■ **Work to do**:
Write out each line word for word. Drop pictures.

═════ Source data ═════

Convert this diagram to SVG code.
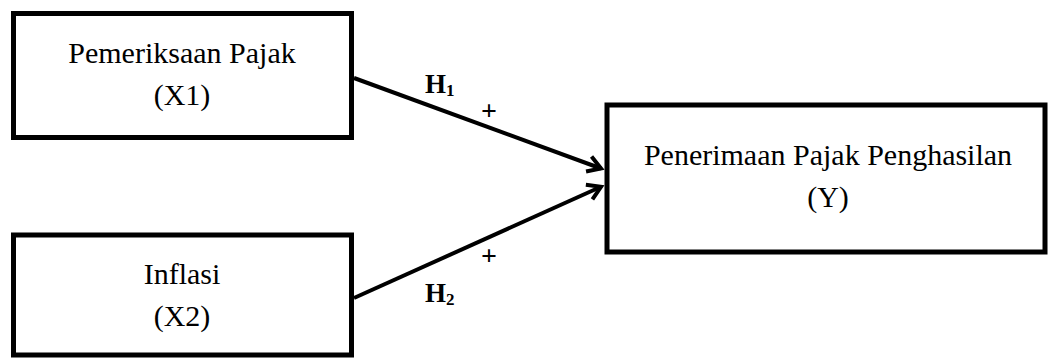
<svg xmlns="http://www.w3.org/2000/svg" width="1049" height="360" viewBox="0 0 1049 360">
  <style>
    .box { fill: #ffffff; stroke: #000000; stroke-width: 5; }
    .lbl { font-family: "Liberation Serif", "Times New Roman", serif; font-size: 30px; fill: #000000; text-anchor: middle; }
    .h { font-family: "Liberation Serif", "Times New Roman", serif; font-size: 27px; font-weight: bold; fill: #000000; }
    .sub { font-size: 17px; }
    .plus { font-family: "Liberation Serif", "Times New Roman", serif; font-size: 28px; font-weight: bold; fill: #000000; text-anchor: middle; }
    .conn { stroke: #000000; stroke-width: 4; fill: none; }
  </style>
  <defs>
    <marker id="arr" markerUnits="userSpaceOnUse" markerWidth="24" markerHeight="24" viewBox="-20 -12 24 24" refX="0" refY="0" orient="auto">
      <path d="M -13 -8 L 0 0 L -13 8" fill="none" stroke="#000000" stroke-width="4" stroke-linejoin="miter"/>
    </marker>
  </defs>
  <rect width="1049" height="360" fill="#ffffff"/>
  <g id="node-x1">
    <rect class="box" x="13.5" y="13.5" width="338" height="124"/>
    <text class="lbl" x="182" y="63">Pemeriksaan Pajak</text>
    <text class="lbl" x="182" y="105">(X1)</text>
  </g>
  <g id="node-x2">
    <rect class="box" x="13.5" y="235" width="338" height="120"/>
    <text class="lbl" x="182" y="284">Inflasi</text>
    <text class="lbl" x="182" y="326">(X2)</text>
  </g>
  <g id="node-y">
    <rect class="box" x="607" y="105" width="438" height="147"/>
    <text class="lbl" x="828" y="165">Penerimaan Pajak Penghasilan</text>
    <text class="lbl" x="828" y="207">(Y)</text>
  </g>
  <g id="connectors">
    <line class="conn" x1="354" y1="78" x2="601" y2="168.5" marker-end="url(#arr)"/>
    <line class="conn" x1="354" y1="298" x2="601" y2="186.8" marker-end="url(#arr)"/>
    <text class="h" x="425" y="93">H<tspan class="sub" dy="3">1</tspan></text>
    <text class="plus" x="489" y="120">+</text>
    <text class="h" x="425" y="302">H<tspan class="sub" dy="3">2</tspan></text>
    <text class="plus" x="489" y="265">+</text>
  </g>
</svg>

═════

■ **Task response**:
Convert this diagram to SVG code.
<svg xmlns="http://www.w3.org/2000/svg" width="1049" height="360" viewBox="0 0 1049 360">
  <style>
    .box { fill: #ffffff; stroke: #000000; stroke-width: 5; }
    .lbl { font-family: "Liberation Serif", "Times New Roman", serif; font-size: 30px; fill: #000000; text-anchor: middle; }
    .h { font-family: "Liberation Serif", "Times New Roman", serif; font-size: 27px; font-weight: bold; fill: #000000; }
    .sub { font-size: 17px; }
    .plus { font-family: "Liberation Serif", "Times New Roman", serif; font-size: 28px; font-weight: bold; fill: #000000; text-anchor: middle; }
    .conn { stroke: #000000; stroke-width: 4; fill: none; }
  </style>
  <defs>
    <marker id="arr" markerUnits="userSpaceOnUse" markerWidth="24" markerHeight="24" viewBox="-20 -12 24 24" refX="0" refY="0" orient="auto">
      <path d="M -13 -8 L 0 0 L -13 8" fill="none" stroke="#000000" stroke-width="4" stroke-linejoin="miter"/>
    </marker>
  </defs>
  <rect width="1049" height="360" fill="#ffffff"/>
  <g id="node-x1">
    <rect class="box" x="13.5" y="13.5" width="338" height="124"/>
    <text class="lbl" x="182" y="63">Pemeriksaan Pajak</text>
    <text class="lbl" x="182" y="105">(X1)</text>
  </g>
  <g id="node-x2">
    <rect class="box" x="13.5" y="235" width="338" height="120"/>
    <text class="lbl" x="182" y="284">Inflasi</text>
    <text class="lbl" x="182" y="326">(X2)</text>
  </g>
  <g id="node-y">
    <rect class="box" x="607" y="105" width="438" height="147"/>
    <text class="lbl" x="828" y="165">Penerimaan Pajak Penghasilan</text>
    <text class="lbl" x="828" y="207">(Y)</text>
  </g>
  <g id="connectors">
    <line class="conn" x1="354" y1="78" x2="601" y2="168.5" marker-end="url(#arr)"/>
    <line class="conn" x1="354" y1="298" x2="601" y2="186.8" marker-end="url(#arr)"/>
    <text class="h" x="425" y="93">H<tspan class="sub" dy="3">1</tspan></text>
    <text class="plus" x="489" y="120">+</text>
    <text class="h" x="425" y="302">H<tspan class="sub" dy="3">2</tspan></text>
    <text class="plus" x="489" y="265">+</text>
  </g>
</svg>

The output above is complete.